Nicolas St-Pierre. Photo : Gracieuseté du Collège d’Alma

« Il y a des procédés efficaces utilisés dans la transformation alimentaire pour le séchage comme les technologies micro-ondes, l’infrarouge ou la lyophilisation, mais le problème, c’est qu’elles ne sont pas applicables quand il est question de traiter plusieurs tonnes de grains », convient Nicolas St-Pierre, agronome et enseignant au Collège d’Alma.

Biomasse et biénergie

Présentement, les systèmes alimentés à la biomasse représentent l’option la plus intéressante d’un point de vue économique et de performance même s’ils ne sont pas sans défauts.

La biomasse est utilisée depuis longtemps, mais curieusement, c’est quand les coûts de production sont de plus en plus importants qu’elle revient sur le devant de la scène. Ça demeure quand même une belle avenue parce qu’elle permet de valoriser des résidus de culture comme les restes de criblage et les cotons de maïs par exemple.

Nicolas St-Pierre, agronome et enseignant au Collège d’Alma

L’agronome souligne également que la biomasse, avec son chauffage indirect, sec, pulsé, doux et lent, permet aux grains de mieux conserver leurs composantes que la chaleur directe propulsée par le gaz ou le propane. « Cela a un impact sur la qualité du grain et ça, c’est un aspect qui est de plus en plus présent au niveau commercial. »

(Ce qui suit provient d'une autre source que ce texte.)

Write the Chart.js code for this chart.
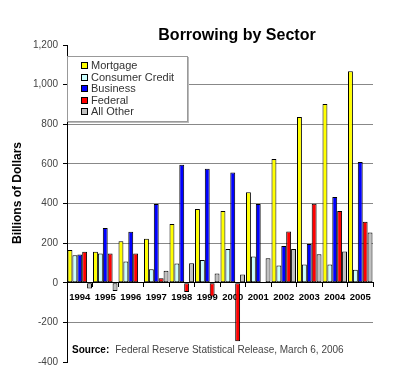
<!DOCTYPE html>
<html>
<head>
<meta charset="utf-8">
<script src="https://cdn.jsdelivr.net/npm/chart.js@4.4.1/dist/chart.umd.min.js"></script>
<style>
    body { margin: 0; background: #fff; }
    .wrap { position: relative; width: 400px; height: 385px; font-family: Arial, "Liberation Sans", sans-serif; }
    .title { position: absolute; left: 137px; top: 27px; width: 200px; text-align: center; font-size: 16px; line-height: 16px; font-weight: bold; color: #000; }
    .ytitle { position: absolute; left: -83px; top: 186px; width: 200px; text-align: center; font-size: 12px; line-height: 14px; font-weight: bold; color: #000; transform: rotate(-90deg); }
    .legend { position: absolute; left: 67px; top: 56px; width: 121px; height: 66px; background: #fff; border: 1px solid #999; box-shadow: 1px 1px 0 #bbb; padding: 3px 0 0 13px; box-sizing: border-box; }
    .legend div { height: 11.6px; line-height: 11.6px; font-size: 11px; color: #333; white-space: nowrap; }
    .legend span { display: inline-block; width: 5px; height: 5px; border: 1px solid #000; margin-right: 3px; vertical-align: 0px; }
    .source { position: absolute; left: 72px; top: 344px; font-size: 10px; line-height: 12px; color: #444; white-space: nowrap; }
    .source b { color: #000; margin-right: 6px; }
</style>
</head>
<body>
<div class="wrap">
    <canvas id="borrowing-chart" width="400" height="385"></canvas>
    <div class="title">Borrowing by Sector</div>
    <div class="ytitle">Billions of Dollars</div>
    <div class="legend" id="legend"></div>
    <div class="source"><b>Source:</b>Federal Reserve Statistical Release, March 6, 2006</div>
</div>
<script>
// Borrowing by sector data (billions of dollars)

let years = ['1994', '1995', '1996', '1997', '1998', '1999', '2000', '2001', '2002', '2003', '2004', '2005'];
let mortgageData = [165, 156, 209, 222, 296, 372, 362, 457, 625, 836, 902, 1068];
let consumerData = [139, 148, 107, 68, 97, 115, 170, 133, 87, 92, 92, 65];
let businessData = [143, 276, 257, 397, 595, 575, 556, 397, 185, 195, 433, 609];
let federalData = [156, 148, 148, 23, -47, -70, -295, -3, 259, 399, 362, 308];
let otherData = [-29, -42, 3, 60, 99, 47, 42, 124, 170, 144, 158, 254];

let seriesNames = ['Mortgage', 'Consumer Credit', 'Business', 'Federal', 'All Other'];
let seriesColors = ['#ffff00', '#ccffff', '#0000ff', '#ff0000', '#c0c0c0'];
let seriesData = [mortgageData, consumerData, businessData, federalData, otherData];

let datasets = seriesNames.map(function (name, i) {
    return {
        label: name,
        data: seriesData[i],
        backgroundColor: seriesColors[i],
        borderColor: '#000',
        borderWidth: 1,
        borderSkipped: false,
        categoryPercentage: 0.96,
        barPercentage: 1
    };
});

const ctx = document.getElementById('borrowing-chart').getContext('2d');
const borrowingChart = new Chart(ctx, {
    type: 'bar',
    data: {
        labels: years,
        datasets: datasets
    },
    options: {
        responsive: false,
        animation: false,
        layout: {
            padding: { top: 45, right: 27, bottom: 23, left: 0 }
        },
        scales: {
            x: {
                position: { y: 0 },
                grid: {
                    drawOnChartArea: false,
                    tickLength: 4,
                    tickColor: '#000'
                },
                border: { color: '#000' },
                ticks: {
                    color: '#000',
                    padding: 5,
                    maxRotation: 0,
                    font: { family: 'Arial, "Liberation Sans"', size: 9.5, weight: 'bold' }
                }
            },
            y: {
                min: -400,
                max: 1200,
                ticks: {
                    stepSize: 200,
                    color: '#444',
                    padding: 5,
                    font: { family: 'Arial, "Liberation Sans"', size: 10 }
                },
                grid: {
                    color: function (c) {
                        if (c.tick && (c.tick.value === 1200 || c.tick.value === -400)) return 'rgba(0,0,0,0)';
                        return '#888';
                    },
                    tickLength: 4,
                    tickColor: '#000'
                },
                border: { color: '#000' },
                afterFit: function (scale) {
                    scale.width = 67;
                }
            }
        },
        plugins: {
            legend: { display: false },
            title: { display: false },
            tooltip: { enabled: false }
        }
    }
});

// html legend built from the datasets
let legendBox = document.getElementById('legend');
borrowingChart.data.datasets.forEach(function (ds) {
    let row = document.createElement('div');
    let sw = document.createElement('span');
    sw.style.background = ds.backgroundColor;
    row.appendChild(sw);
    row.appendChild(document.createTextNode(ds.label));
    legendBox.appendChild(row);
});
</script>
</body>
</html>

En Europe, Säätötuli s’est associée dans les années 1990 à un fabricant de séchoir à grains pour concevoir  un produit dont la chaleur provient exclusivement  d’un générateur à air chaud biomasse. 

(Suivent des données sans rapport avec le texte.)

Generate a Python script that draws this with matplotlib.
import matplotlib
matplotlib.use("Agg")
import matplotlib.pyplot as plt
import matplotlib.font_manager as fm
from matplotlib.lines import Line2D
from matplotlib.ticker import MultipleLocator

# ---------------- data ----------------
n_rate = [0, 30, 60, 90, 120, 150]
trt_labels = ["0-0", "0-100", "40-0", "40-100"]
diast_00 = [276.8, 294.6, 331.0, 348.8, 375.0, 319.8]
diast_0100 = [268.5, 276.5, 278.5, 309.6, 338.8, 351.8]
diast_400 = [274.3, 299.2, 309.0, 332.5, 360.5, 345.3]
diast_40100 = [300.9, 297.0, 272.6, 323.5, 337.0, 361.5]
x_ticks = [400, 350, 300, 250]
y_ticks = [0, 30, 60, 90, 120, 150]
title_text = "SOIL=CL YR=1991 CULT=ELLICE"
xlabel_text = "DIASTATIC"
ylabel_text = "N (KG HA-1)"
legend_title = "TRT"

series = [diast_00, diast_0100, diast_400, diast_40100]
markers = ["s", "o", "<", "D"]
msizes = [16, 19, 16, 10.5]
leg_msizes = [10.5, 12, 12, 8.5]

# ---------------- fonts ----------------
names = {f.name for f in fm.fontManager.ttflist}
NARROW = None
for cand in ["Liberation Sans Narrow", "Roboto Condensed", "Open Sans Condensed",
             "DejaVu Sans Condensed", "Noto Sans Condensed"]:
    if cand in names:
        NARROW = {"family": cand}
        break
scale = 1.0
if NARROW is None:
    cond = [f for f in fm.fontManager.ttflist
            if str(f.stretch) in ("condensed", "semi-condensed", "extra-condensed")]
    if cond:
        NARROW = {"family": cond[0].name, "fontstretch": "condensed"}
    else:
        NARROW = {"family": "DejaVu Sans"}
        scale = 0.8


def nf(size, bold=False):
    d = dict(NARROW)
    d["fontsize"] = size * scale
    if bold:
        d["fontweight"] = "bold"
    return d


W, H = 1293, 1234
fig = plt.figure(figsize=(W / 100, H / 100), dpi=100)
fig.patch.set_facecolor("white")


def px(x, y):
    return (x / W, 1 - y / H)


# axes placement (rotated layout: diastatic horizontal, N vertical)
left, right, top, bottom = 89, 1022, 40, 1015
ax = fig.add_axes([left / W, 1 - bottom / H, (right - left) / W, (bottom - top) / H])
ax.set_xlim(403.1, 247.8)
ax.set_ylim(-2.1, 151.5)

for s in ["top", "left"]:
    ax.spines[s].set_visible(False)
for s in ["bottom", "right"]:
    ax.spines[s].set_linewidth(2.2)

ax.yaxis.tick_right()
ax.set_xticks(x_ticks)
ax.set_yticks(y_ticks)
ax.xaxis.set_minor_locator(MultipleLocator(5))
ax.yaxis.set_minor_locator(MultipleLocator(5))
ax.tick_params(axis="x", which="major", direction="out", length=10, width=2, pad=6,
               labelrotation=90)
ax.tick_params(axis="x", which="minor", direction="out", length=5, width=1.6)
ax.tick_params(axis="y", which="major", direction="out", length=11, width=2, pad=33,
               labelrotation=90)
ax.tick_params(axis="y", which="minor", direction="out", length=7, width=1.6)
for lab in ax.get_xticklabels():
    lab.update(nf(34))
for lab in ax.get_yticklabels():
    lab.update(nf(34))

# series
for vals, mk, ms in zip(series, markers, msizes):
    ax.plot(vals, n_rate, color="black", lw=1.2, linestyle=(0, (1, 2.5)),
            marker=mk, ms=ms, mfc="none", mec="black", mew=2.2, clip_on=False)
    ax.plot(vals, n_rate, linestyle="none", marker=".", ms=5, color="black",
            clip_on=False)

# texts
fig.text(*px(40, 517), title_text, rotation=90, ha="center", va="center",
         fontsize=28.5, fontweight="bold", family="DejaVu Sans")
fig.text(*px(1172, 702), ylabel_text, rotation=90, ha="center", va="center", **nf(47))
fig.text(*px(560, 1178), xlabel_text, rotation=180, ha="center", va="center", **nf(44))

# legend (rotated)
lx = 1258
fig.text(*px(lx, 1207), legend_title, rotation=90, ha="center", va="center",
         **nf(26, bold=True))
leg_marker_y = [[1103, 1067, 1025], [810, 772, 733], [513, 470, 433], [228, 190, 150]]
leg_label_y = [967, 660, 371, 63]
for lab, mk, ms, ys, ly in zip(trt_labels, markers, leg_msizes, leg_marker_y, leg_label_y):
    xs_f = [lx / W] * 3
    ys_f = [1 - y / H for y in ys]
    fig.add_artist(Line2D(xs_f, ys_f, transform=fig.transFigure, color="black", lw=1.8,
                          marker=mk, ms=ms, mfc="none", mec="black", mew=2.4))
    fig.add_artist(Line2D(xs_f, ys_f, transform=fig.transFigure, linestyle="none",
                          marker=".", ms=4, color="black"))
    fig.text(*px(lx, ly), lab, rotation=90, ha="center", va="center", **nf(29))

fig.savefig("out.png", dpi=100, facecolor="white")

Cependant, fait remarquer Nicolas St-Pierre, ce lent processus de séchage peut devenir problématique pour un producteur qui doit traiter en urgence 20 tonnes à l’heure en raison d’une météo menaçante. « C’est ce qui fait que les systèmes à la biomasse ne sont pas aussi répandus. Les producteurs arrivent dans des situations où il y a de l’humidité dans l’air et ils vont être craintifs par rapport à cette option-là. »

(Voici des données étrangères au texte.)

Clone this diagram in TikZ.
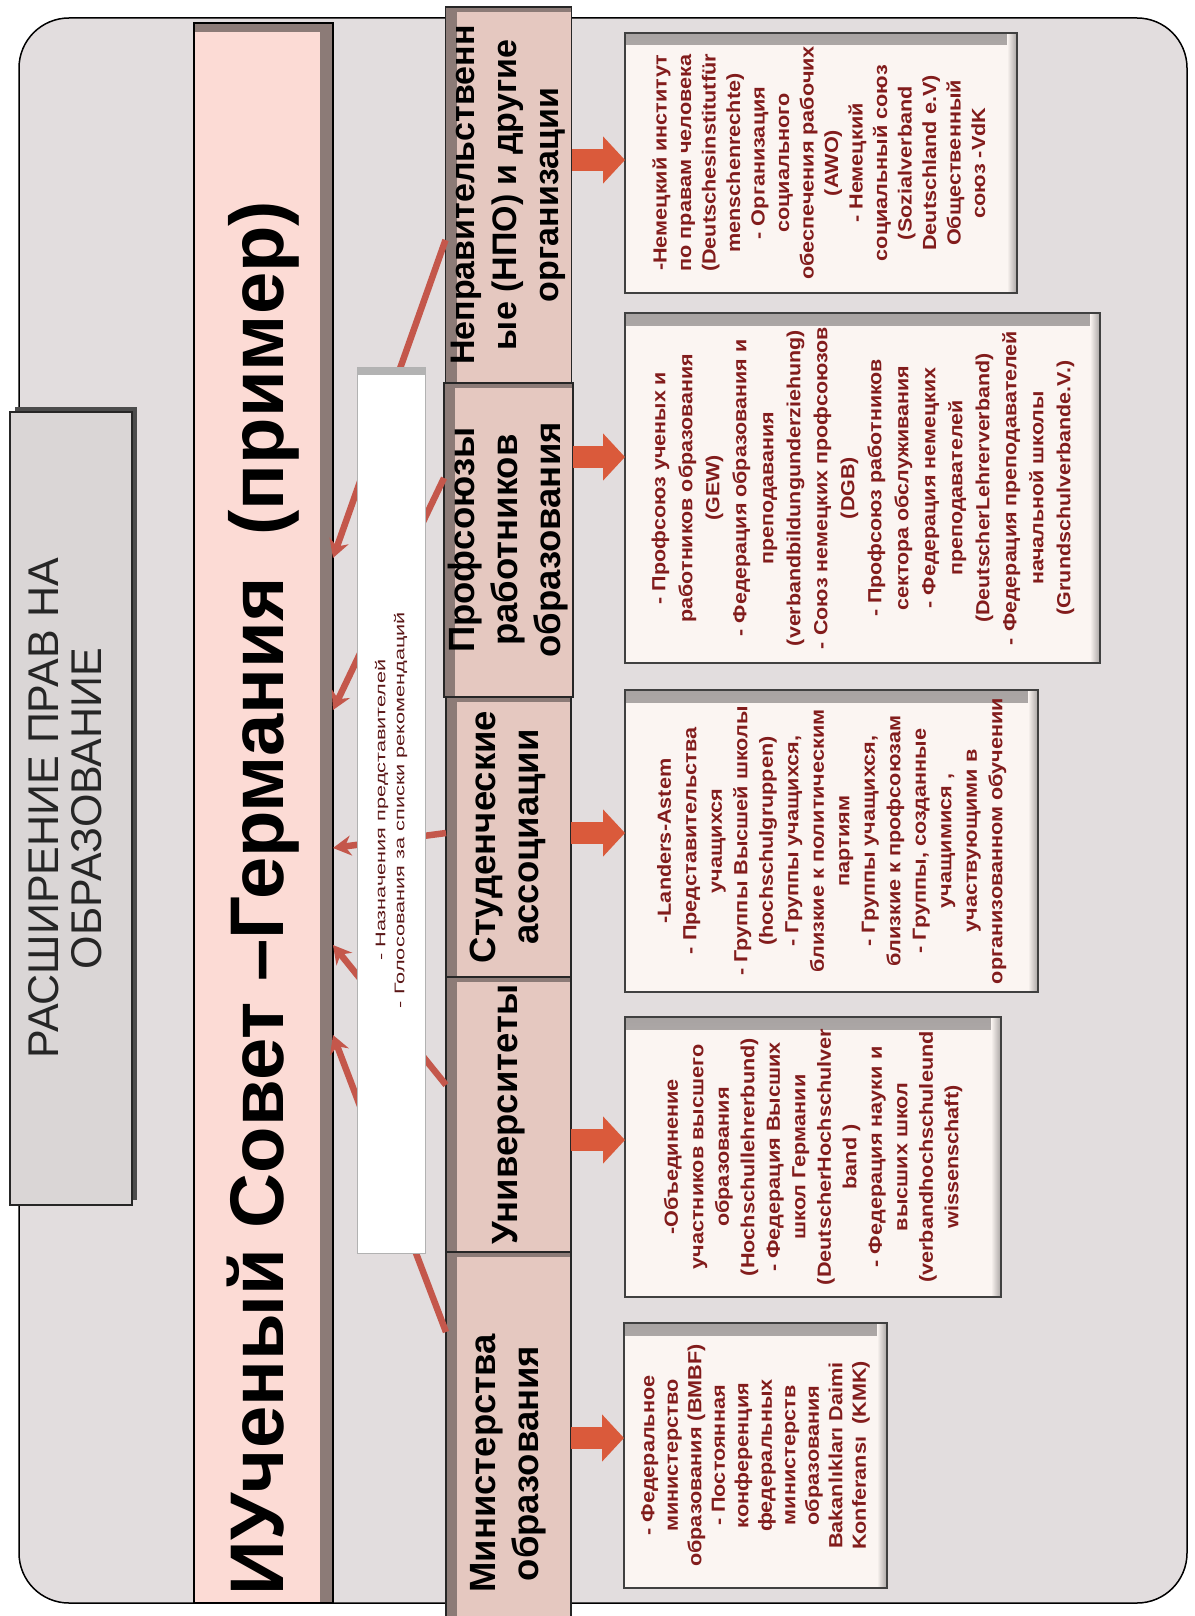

Cet obstacle peut toutefois être surmonté en optant pour un système biénergie, même si, dans ce cas, le retour sur l’investissement sera moins rapide. « Un mix biomasse et propane, ça peut être intéressant dans des situations où tu dois intervenir plus rapidement », ajoute l’enseignant.

L’importance de l’efficacité énergétique

Mais avant de songer à changer de système, Nicolas St-Pierre suggère un plan plus simple : jeter un coup d’œil du côté de l’efficacité énergétique. Selon les études, jusqu’à 40 % de l’énergie consommée par un séchoir à grains peut être perdue en cours d’opération. 

« Quand je fais de la formation avec les producteurs, je mets beaucoup l’accent sur la gestion des opérations, le contrôle de la chaleur. Quand tu es en mesure de comprendre le principe de séchage des grains, tu es capable de travailler plus efficacement. J’explique que ce n’est pas nécessairement parce que tu changes ton système que tu vas avoir un impact sur les coûts. »

S’assurer de l’uniformité des grains dans le séchoir et de leur qualité a notamment une grande incidence sur le résultat final. « Juste entrer un grain propre versus un grain sale, ça vient influencer le processus de séchage et ça peut représenter 5 % d’économie sur le coût. »

Actuellement, les équipementiers consacrent beaucoup d’énergie à la façon de récupérer la chaleur qui s’échappe du système lors de son fonctionnement. Éliminer les zones de pertes de chaleur et récupérer la chaleur excédentaire présente dans l’air rejeté permettrait d’économiser jusqu’à 40 % des coûts de séchage, selon des études.

La gestion des opérations est aussi primordiale. « Quand tu sèches du grain, ce qui est le plus coûteux, ce sont les derniers points. L’humidité de surface disparaît rapidement, mais celle à l’intérieur des composantes du grain est plus longue à éliminer. À cette étape, tu n’as pas besoin de prolonger un grain au séchoir trop longtemps. On peut le sortir et utiliser un refroidissement lent pour permettre de le finir. On peut aussi utiliser la méthode de la dry aeration. On laisse le grain dans un silo pendant un certain temps pour que l’eau à l’intérieur migre vers l’extérieur. Après, on va le rentrer dans un autre silo pour finir de le refroidir. Tu n’es pas toujours obligé de changer ton système. Parfois, il faut juste mieux l’utiliser », conclut Nicolas St-Pierre.